▶ _Set problem_
Set down the listing below verbatim, but only from its first line through the line containing "from bokeh.resources import INLINE".

▶ _Stored rows_
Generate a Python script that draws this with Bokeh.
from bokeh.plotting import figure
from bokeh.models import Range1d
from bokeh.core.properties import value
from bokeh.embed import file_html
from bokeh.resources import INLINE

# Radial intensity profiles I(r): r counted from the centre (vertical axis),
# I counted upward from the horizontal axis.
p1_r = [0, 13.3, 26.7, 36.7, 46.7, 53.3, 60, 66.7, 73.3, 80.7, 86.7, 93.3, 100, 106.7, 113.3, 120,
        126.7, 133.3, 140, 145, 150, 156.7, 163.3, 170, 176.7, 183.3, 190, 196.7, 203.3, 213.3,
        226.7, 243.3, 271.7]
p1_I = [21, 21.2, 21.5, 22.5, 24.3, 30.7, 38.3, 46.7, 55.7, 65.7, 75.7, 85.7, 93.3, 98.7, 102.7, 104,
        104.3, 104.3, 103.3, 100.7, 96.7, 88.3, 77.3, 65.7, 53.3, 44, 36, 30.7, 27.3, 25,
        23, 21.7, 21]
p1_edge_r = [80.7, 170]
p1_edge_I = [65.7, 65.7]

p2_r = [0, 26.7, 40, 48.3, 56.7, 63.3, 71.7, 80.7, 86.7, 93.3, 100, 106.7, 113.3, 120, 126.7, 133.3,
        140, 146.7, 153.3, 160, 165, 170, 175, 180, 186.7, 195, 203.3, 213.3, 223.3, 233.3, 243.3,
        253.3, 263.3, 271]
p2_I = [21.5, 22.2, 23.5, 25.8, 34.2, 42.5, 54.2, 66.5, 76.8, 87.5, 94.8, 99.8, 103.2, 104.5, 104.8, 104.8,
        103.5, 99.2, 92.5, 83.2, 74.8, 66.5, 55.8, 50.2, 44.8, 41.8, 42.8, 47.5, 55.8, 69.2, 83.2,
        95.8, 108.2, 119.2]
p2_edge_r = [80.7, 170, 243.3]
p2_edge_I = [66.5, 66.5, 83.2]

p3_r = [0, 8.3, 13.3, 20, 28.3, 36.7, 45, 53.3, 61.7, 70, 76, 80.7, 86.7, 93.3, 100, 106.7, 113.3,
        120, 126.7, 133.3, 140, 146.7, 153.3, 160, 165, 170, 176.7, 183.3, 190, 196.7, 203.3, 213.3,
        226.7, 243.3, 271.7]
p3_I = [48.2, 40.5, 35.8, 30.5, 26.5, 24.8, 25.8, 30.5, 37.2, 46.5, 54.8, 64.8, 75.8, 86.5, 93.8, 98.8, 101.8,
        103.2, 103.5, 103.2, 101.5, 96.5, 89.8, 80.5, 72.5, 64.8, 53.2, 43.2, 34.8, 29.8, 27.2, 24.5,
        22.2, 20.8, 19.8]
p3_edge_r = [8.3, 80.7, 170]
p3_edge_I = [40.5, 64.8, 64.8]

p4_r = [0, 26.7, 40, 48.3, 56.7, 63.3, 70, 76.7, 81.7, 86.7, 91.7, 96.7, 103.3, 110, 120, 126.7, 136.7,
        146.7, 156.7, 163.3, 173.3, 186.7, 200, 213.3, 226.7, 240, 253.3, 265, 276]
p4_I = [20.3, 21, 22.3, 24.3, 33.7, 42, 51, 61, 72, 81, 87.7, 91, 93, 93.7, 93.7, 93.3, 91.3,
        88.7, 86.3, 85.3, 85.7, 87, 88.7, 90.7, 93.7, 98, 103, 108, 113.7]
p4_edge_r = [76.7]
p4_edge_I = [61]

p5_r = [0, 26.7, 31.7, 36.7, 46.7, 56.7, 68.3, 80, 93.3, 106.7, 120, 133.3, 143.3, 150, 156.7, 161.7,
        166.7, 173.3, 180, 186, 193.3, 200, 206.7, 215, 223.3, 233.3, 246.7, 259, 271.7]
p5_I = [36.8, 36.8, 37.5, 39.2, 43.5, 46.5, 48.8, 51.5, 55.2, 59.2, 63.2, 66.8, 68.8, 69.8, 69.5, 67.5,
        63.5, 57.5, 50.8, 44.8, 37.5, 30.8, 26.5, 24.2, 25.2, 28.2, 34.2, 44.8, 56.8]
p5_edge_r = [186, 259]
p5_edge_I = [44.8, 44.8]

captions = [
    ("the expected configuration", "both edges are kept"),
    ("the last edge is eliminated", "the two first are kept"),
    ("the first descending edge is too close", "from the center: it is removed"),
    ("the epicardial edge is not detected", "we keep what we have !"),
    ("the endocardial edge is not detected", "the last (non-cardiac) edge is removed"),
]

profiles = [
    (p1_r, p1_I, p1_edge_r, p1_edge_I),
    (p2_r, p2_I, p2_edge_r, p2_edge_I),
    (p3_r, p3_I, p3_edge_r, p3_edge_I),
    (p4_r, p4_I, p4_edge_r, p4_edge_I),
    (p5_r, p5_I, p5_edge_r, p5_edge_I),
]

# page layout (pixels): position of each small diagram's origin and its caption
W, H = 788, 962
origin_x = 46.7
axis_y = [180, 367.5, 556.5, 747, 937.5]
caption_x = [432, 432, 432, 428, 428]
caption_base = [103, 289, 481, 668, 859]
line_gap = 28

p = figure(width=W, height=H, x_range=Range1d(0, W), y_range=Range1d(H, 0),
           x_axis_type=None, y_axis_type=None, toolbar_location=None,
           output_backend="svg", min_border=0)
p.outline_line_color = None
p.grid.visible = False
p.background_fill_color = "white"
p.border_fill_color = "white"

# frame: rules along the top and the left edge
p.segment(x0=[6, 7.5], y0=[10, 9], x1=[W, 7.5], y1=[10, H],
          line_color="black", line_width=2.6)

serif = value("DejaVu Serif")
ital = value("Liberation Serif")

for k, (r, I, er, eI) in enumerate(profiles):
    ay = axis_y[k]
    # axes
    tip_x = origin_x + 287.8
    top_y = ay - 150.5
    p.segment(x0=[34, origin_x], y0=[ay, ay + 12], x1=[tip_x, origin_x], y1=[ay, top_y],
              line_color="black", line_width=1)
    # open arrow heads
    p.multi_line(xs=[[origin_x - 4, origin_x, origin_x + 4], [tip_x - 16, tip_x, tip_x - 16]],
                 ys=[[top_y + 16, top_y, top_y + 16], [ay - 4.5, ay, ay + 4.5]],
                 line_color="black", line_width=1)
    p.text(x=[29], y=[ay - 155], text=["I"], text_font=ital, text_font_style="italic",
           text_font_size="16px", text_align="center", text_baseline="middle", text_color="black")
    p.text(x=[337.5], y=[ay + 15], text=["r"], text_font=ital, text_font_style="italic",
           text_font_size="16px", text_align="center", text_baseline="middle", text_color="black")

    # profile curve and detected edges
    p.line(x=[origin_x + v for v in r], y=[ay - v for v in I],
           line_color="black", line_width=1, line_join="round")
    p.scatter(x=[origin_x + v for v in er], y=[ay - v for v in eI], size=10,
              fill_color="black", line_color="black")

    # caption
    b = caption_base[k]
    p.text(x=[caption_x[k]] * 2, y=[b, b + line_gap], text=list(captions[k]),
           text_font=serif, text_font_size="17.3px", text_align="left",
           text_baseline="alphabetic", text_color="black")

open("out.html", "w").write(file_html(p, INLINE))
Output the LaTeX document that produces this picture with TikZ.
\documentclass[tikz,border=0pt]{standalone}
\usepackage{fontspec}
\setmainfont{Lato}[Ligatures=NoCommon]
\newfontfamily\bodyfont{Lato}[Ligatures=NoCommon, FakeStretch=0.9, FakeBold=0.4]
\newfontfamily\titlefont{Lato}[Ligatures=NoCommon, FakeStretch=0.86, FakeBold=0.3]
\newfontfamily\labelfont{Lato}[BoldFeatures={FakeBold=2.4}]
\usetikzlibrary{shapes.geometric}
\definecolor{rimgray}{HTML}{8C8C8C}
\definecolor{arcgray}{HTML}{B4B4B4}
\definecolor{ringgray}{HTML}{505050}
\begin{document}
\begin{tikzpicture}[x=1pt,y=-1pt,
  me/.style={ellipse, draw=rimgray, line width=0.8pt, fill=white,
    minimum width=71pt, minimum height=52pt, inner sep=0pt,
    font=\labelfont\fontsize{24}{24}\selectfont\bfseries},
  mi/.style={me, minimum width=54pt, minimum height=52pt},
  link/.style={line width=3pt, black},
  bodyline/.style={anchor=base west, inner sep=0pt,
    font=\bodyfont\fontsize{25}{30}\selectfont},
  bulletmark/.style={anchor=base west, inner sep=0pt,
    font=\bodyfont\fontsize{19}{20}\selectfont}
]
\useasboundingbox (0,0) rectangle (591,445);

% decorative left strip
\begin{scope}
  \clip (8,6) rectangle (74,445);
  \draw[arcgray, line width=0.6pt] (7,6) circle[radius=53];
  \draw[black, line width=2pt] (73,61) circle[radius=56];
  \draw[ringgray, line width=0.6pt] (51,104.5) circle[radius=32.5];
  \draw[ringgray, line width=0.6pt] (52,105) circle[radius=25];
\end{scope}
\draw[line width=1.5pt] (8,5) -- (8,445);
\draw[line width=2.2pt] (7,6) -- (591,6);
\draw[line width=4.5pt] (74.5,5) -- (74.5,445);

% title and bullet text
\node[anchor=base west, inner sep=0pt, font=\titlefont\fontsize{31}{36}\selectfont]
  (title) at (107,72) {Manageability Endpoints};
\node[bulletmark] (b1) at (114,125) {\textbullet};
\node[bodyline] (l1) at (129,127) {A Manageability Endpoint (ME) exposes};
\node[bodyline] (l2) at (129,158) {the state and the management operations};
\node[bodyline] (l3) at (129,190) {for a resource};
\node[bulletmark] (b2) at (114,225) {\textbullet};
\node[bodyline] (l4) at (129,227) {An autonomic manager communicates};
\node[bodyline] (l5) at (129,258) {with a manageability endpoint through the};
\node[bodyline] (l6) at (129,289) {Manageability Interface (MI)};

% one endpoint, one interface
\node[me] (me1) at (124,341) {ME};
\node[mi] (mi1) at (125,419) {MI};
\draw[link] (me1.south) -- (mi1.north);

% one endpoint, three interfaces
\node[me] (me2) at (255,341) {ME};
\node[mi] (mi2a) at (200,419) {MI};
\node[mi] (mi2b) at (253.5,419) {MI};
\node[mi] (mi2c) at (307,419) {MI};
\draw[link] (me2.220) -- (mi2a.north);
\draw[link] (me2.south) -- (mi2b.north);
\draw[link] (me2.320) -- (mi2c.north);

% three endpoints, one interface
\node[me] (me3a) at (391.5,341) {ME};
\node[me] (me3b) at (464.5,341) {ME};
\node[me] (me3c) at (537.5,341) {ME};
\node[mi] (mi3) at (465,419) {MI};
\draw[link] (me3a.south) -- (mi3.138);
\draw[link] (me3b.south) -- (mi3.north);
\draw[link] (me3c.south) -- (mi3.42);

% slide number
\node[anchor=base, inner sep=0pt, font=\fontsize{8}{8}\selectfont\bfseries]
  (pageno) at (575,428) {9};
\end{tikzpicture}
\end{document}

▶ _Exercise solution_
Generate a Python script that draws this with Bokeh.
from bokeh.plotting import figure
from bokeh.models import Range1d
from bokeh.core.properties import value
from bokeh.embed import file_html
from bokeh.resources import INLINE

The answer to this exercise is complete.